== What is required ==
Give every line back verbatim, dropping all images.

== Collected data ==

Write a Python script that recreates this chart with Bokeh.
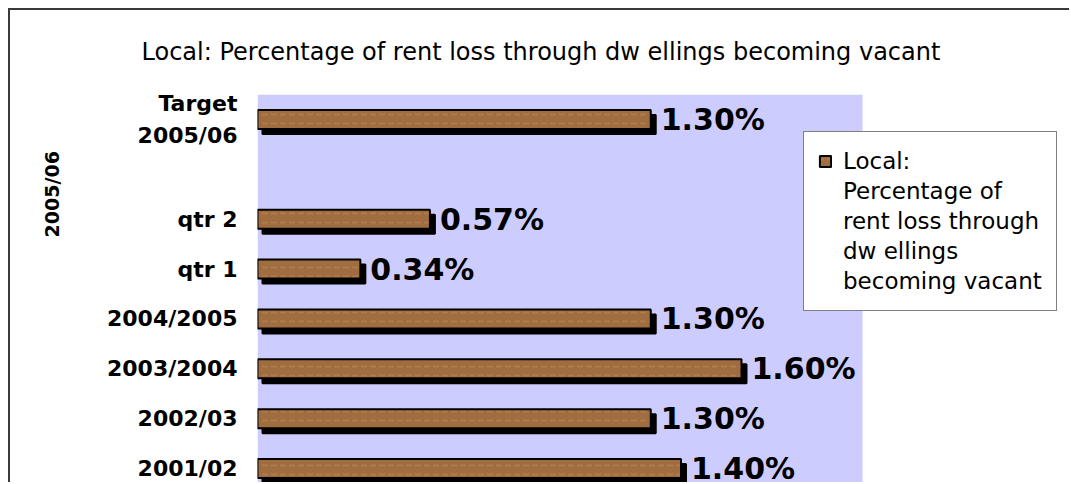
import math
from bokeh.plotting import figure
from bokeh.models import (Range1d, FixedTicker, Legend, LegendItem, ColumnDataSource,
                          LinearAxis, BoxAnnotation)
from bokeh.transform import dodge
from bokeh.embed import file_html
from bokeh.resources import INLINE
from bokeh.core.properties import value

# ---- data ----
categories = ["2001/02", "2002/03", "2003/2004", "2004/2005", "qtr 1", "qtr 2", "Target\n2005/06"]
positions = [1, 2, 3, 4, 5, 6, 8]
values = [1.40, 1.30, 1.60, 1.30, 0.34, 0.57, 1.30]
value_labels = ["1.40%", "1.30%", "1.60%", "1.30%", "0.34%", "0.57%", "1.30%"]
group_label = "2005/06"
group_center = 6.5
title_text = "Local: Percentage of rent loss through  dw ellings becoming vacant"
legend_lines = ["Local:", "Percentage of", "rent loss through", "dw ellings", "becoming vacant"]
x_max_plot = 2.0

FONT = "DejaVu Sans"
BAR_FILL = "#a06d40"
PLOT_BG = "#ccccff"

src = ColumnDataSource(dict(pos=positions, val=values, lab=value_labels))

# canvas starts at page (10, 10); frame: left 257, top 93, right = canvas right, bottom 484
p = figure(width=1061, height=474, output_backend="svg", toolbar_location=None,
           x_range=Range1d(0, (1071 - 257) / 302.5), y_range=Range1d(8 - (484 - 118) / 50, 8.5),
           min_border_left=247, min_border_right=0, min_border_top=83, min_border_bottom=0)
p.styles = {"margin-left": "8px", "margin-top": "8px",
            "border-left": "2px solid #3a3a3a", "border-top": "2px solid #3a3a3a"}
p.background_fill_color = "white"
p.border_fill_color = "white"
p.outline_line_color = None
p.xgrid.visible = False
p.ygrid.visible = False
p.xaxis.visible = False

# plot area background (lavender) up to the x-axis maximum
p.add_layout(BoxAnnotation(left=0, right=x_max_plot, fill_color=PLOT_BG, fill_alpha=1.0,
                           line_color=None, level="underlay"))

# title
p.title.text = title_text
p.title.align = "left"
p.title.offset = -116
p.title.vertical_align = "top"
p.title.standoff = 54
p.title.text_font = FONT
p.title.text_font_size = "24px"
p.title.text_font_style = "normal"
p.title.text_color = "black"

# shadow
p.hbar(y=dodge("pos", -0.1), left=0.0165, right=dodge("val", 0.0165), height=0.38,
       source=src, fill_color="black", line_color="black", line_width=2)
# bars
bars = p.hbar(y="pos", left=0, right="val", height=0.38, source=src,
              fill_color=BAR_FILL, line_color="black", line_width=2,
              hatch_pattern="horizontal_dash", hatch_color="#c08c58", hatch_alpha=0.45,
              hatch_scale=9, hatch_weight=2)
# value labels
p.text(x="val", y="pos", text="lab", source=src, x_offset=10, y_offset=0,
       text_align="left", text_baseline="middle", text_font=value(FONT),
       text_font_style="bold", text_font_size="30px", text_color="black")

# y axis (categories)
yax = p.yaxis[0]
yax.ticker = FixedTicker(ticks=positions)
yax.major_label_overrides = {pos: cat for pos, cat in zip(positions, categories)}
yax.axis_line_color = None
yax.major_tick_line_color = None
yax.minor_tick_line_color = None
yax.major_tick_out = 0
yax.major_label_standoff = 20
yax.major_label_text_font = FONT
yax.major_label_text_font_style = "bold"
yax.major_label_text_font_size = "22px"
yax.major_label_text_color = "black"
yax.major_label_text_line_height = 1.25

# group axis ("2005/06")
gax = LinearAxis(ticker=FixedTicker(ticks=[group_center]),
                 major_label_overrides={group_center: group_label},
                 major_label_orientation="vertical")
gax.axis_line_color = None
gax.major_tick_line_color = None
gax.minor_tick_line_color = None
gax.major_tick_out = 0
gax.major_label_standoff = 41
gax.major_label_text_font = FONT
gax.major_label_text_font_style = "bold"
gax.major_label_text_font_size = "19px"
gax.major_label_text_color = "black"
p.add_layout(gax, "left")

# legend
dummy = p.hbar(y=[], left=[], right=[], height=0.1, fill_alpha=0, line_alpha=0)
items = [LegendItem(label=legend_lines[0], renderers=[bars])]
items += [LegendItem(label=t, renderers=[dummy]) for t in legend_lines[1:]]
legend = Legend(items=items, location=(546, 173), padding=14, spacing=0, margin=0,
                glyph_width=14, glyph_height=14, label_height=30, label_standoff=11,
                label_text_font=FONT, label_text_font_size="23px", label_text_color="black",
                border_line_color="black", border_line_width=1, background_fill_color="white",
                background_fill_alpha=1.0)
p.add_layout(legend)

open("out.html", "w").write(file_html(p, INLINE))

== Solution to the exercise ==
Write a Python script that recreates this chart with Bokeh.
import math
from bokeh.plotting import figure
from bokeh.models import (Range1d, FixedTicker, Legend, LegendItem, ColumnDataSource,
                          LinearAxis, BoxAnnotation)
from bokeh.transform import dodge
from bokeh.embed import file_html
from bokeh.resources import INLINE
from bokeh.core.properties import value

# ---- data ----
categories = ["2001/02", "2002/03", "2003/2004", "2004/2005", "qtr 1", "qtr 2", "Target\n2005/06"]
positions = [1, 2, 3, 4, 5, 6, 8]
values = [1.40, 1.30, 1.60, 1.30, 0.34, 0.57, 1.30]
value_labels = ["1.40%", "1.30%", "1.60%", "1.30%", "0.34%", "0.57%", "1.30%"]
group_label = "2005/06"
group_center = 6.5
title_text = "Local: Percentage of rent loss through  dw ellings becoming vacant"
legend_lines = ["Local:", "Percentage of", "rent loss through", "dw ellings", "becoming vacant"]
x_max_plot = 2.0

FONT = "DejaVu Sans"
BAR_FILL = "#a06d40"
PLOT_BG = "#ccccff"

src = ColumnDataSource(dict(pos=positions, val=values, lab=value_labels))

# canvas starts at page (10, 10); frame: left 257, top 93, right = canvas right, bottom 484
p = figure(width=1061, height=474, output_backend="svg", toolbar_location=None,
           x_range=Range1d(0, (1071 - 257) / 302.5), y_range=Range1d(8 - (484 - 118) / 50, 8.5),
           min_border_left=247, min_border_right=0, min_border_top=83, min_border_bottom=0)
p.styles = {"margin-left": "8px", "margin-top": "8px",
            "border-left": "2px solid #3a3a3a", "border-top": "2px solid #3a3a3a"}
p.background_fill_color = "white"
p.border_fill_color = "white"
p.outline_line_color = None
p.xgrid.visible = False
p.ygrid.visible = False
p.xaxis.visible = False

# plot area background (lavender) up to the x-axis maximum
p.add_layout(BoxAnnotation(left=0, right=x_max_plot, fill_color=PLOT_BG, fill_alpha=1.0,
                           line_color=None, level="underlay"))

# title
p.title.text = title_text
p.title.align = "left"
p.title.offset = -116
p.title.vertical_align = "top"
p.title.standoff = 54
p.title.text_font = FONT
p.title.text_font_size = "24px"
p.title.text_font_style = "normal"
p.title.text_color = "black"

# shadow
p.hbar(y=dodge("pos", -0.1), left=0.0165, right=dodge("val", 0.0165), height=0.38,
       source=src, fill_color="black", line_color="black", line_width=2)
# bars
bars = p.hbar(y="pos", left=0, right="val", height=0.38, source=src,
              fill_color=BAR_FILL, line_color="black", line_width=2,
              hatch_pattern="horizontal_dash", hatch_color="#c08c58", hatch_alpha=0.45,
              hatch_scale=9, hatch_weight=2)
# value labels
p.text(x="val", y="pos", text="lab", source=src, x_offset=10, y_offset=0,
       text_align="left", text_baseline="middle", text_font=value(FONT),
       text_font_style="bold", text_font_size="30px", text_color="black")

# y axis (categories)
yax = p.yaxis[0]
yax.ticker = FixedTicker(ticks=positions)
yax.major_label_overrides = {pos: cat for pos, cat in zip(positions, categories)}
yax.axis_line_color = None
yax.major_tick_line_color = None
yax.minor_tick_line_color = None
yax.major_tick_out = 0
yax.major_label_standoff = 20
yax.major_label_text_font = FONT
yax.major_label_text_font_style = "bold"
yax.major_label_text_font_size = "22px"
yax.major_label_text_color = "black"
yax.major_label_text_line_height = 1.25

# group axis ("2005/06")
gax = LinearAxis(ticker=FixedTicker(ticks=[group_center]),
                 major_label_overrides={group_center: group_label},
                 major_label_orientation="vertical")
gax.axis_line_color = None
gax.major_tick_line_color = None
gax.minor_tick_line_color = None
gax.major_tick_out = 0
gax.major_label_standoff = 41
gax.major_label_text_font = FONT
gax.major_label_text_font_style = "bold"
gax.major_label_text_font_size = "19px"
gax.major_label_text_color = "black"
p.add_layout(gax, "left")

# legend
dummy = p.hbar(y=[], left=[], right=[], height=0.1, fill_alpha=0, line_alpha=0)
items = [LegendItem(label=legend_lines[0], renderers=[bars])]
items += [LegendItem(label=t, renderers=[dummy]) for t in legend_lines[1:]]
legend = Legend(items=items, location=(546, 173), padding=14, spacing=0, margin=0,
                glyph_width=14, glyph_height=14, label_height=30, label_standoff=11,
                label_text_font=FONT, label_text_font_size="23px", label_text_color="black",
                border_line_color="black", border_line_width=1, background_fill_color="white",
                background_fill_alpha=1.0)
p.add_layout(legend)

open("out.html", "w").write(file_html(p, INLINE))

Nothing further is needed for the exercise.